We can test that these keys work by creating a regular ssh configuration on your computer. Do the following:

$ touch .ssh/config
$ chmod 600 .ssh/config

Then edit .ssh/config with a text editor like vim, and add the following, replacing the value under User with your CID:

Host alvis2-write
    HostName 129.16.125.131
    User YOUR_CID
    IdentitiesOnly yes
    IdentityFile ~/.ssh/write_key
    PasswordAuthentication no

Host alvis2-read
    HostName 129.16.125.131
    User YOUR_CID
    IdentitiesOnly yes
    IdentityFile ~/.ssh/read_key
    PasswordAuthentication no

Test that your new configuration works, by doing ssh alvis2-read and ssh alvis2-write from your local computer.
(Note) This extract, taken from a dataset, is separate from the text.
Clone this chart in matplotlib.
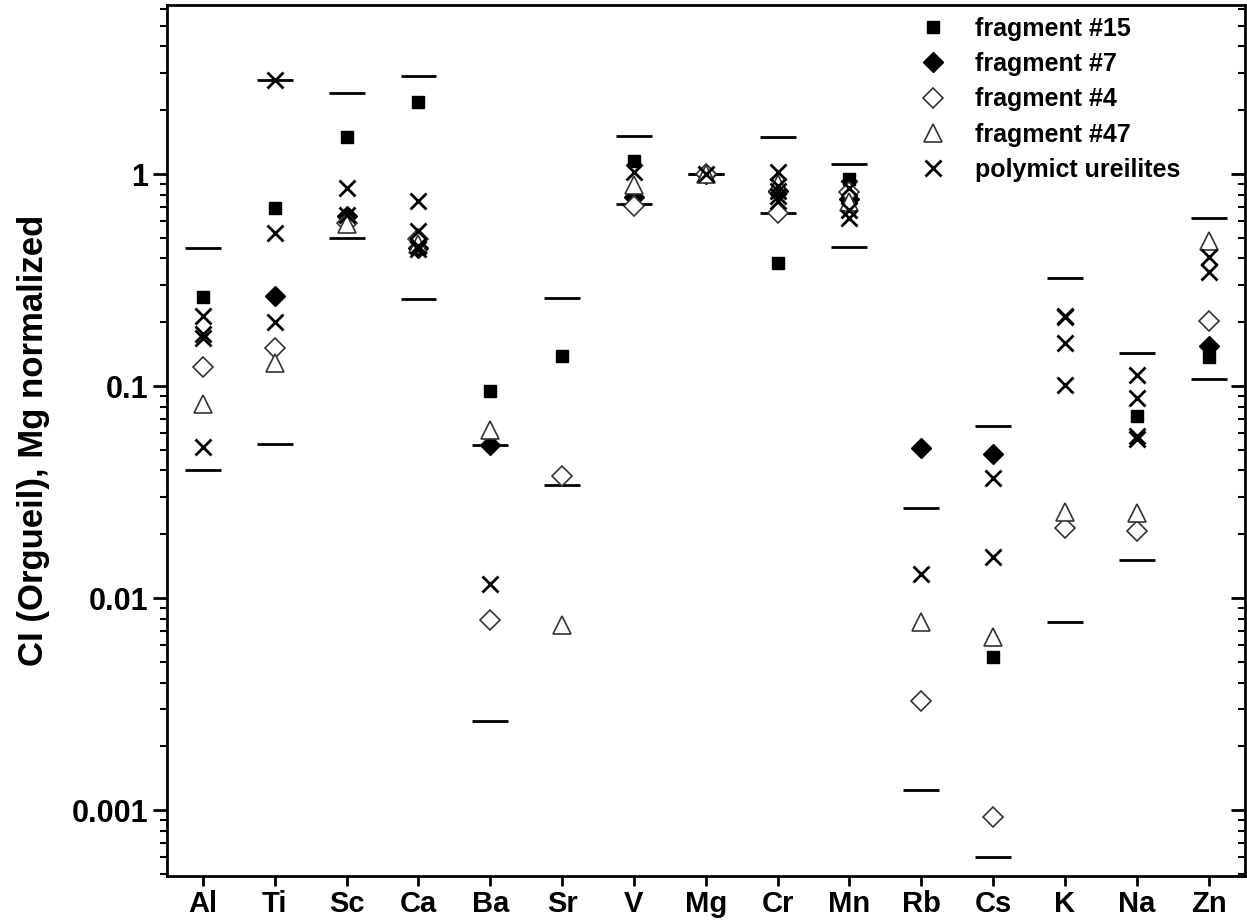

Then go into .ssh/authorized_keys on alvis2, and modify it as follows:

command="/usr/bin/rrsync -wo /mimer/NOBACKUP/groups/groupname/write_to" ssh-rsa AAAAA...username@local_computer
command="/usr/bin/rrsync -ro /mimer/NOBACKUP/groups/groupname/read_from" ssh-rsa AAAAA...username@local_computer

The command part restricts each key to be write-only and read-only respectively, to a specific folder. You should now be able to write to /mimer/NOBACKUP/groups/groupname/write_to by running

$ rsync -av /folder/on/local/computer alvis2-write:

and read from /mimer/NOBACKUP/groups/groupname/read_from by running

$ rsync -av alvis2-read: /folder/on/local/computer

To test that usage is restricted to this operation, you can do

$ rsync -av alvis2-write: /folder/on/local/computer
$ rsync -av /folder/on/local/computer alvis2-read:

These operations should fail, if everything is working and has been set up correctly.